Tal qual acontecia com o “camaleão” David Bowie, a metamorfose da Galeria do Rock, no centro paulistano, só reforça sua identidade. A facilidade de baixar músicas via internet fez desabar o número de lojas dedicadas à venda de CDs, DVDs e vinis. Dos 450 pontos comerciais do pedaço, oitenta atualmente são dedicados a esses produtos. Dez anos atrás, eram 200. No mesmo período, ganharam espaço no local outros tipos de estabelecimento. A quantidade de estúdios de piercing e tatuagem mais que dobrou. Mas nada se compara à escalada das lojas de roupa, cujo número saltou de vinte para oitenta.
Essa matemática, porém, não mudou o perfil dos frequentadores (aos sábados, pico de movimento, a galeria chega a receber 36.000 pessoas).
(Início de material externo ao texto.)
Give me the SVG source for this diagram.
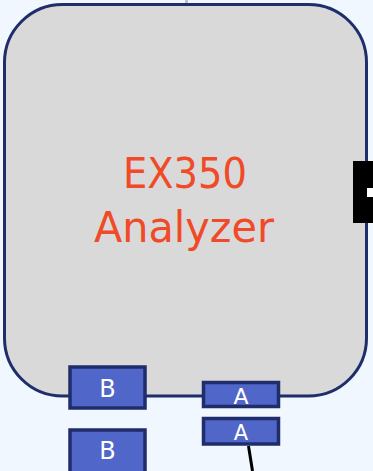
<svg xmlns="http://www.w3.org/2000/svg" width="373" height="471" viewBox="0 0 373 471">
<style>
.port{fill:#5066c8;stroke:#1f2d6b;stroke-width:3.5}
.pt{font-family:"DejaVu Sans",sans-serif;fill:#ffffff;text-anchor:middle}
.title{font-family:"DejaVu Sans",sans-serif;font-size:42px;fill:#f04a28;text-anchor:middle}
</style>
<rect width="373" height="471" fill="#f0f7ff"/>
<g id="connectors">
<line x1="186.5" y1="0" x2="186.5" y2="13" stroke="#c0c0c0" stroke-width="3"/>
<line x1="248.5" y1="446" x2="252.5" y2="471" stroke="#000000" stroke-width="3"/>
</g>
<g id="analyzer">
<rect x="4.5" y="4.5" width="362" height="391.5" rx="58" ry="58" fill="#d9d9d9" stroke="#1f2d6b" stroke-width="3"/>
<text class="title" x="185" y="188" textLength="124" lengthAdjust="spacingAndGlyphs">EX350</text>
<text class="title" x="184" y="242" textLength="180" lengthAdjust="spacingAndGlyphs">Analyzer</text>
</g>
<g id="side-block">
<rect x="353" y="161" width="20" height="62" fill="#000000"/>
<rect x="367" y="188" width="6" height="9" fill="#ffffff"/>
</g>
<g id="port-b1">
<rect class="port" x="70" y="367" width="75" height="41"/>
<text class="pt" x="107.5" y="397" font-size="24">B</text>
</g>
<g id="port-b2">
<rect class="port" x="70" y="430" width="75" height="45"/>
<text class="pt" x="107.5" y="459" font-size="24">B</text>
</g>
<g id="port-a1">
<rect class="port" x="203.5" y="382.5" width="75" height="24"/>
<text class="pt" x="241" y="404" font-size="22">A</text>
</g>
<g id="port-a2">
<rect class="port" x="203.5" y="418.5" width="75" height="25.5"/>
<text class="pt" x="241" y="440" font-size="21">A</text>
</g>
</svg>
Isso ocorre porque as vitrines estão repletas de artigos de moda no estilo rebelde ou alternativo, como bonés hip-hop, tênis de skatistas ou botas e coturnos de metaleiros. “O espírito daqui permanece o mesmo, apesar dessas alterações”, afirma Antonio de Souza Neto, síndico do condomínio desde 1993 e reeleito recentemente para mais um mandato, até 2013.
A transformação pode ser notada, principalmente, no 1º e no 2º piso do prédio sinuoso projetado pelo arquiteto Alfredo Mathias nos anos 60. Um dos que iniciaram o movimento de renovação, em 2002, foi Mauro Sinzato. Ele fechou sua loja de discos para investir na grife de roupas Consulado do Rock. Com licença para estampar marcas como AC/DC, The Beatles e U2, sua empresa chega a vender, às vésperas das grandes turnês, mais de 10.000 camisetas de uma única banda no atacado e no varejo. “O mercado se profissionalizou e o público atualmente tem mais opções”, comenta Sinzato.
Há, é claro, os tradicionalistas que reclamam de tantas novidades. “O edifício está descaracterizado, virou um shopping center”, queixa-se Moacir Febraio, gerente da Aqualung, loja de discos de bandas progressivas como Yes e Pink Floyd, em atividade desde 1990. Ele atribui parte da transformação à novela Tempos Modernos, exibida pela TV Globo no ano passado, que tinha a galeria como um de seus cenários. “O movimento aumentou muito, mas são pessoas que não vêm para comprar, e sim para conhecer um point turístico.” Nostalgia à parte, o fato de o endereço agregar novas tribos ao grupo de “malucos beleza” que ali sempre bateu cartão parece vital hoje à sua sobrevivência. “A turma que está chegando traz um oxigênio novo ao negócio”, resume o síndico Souza Neto.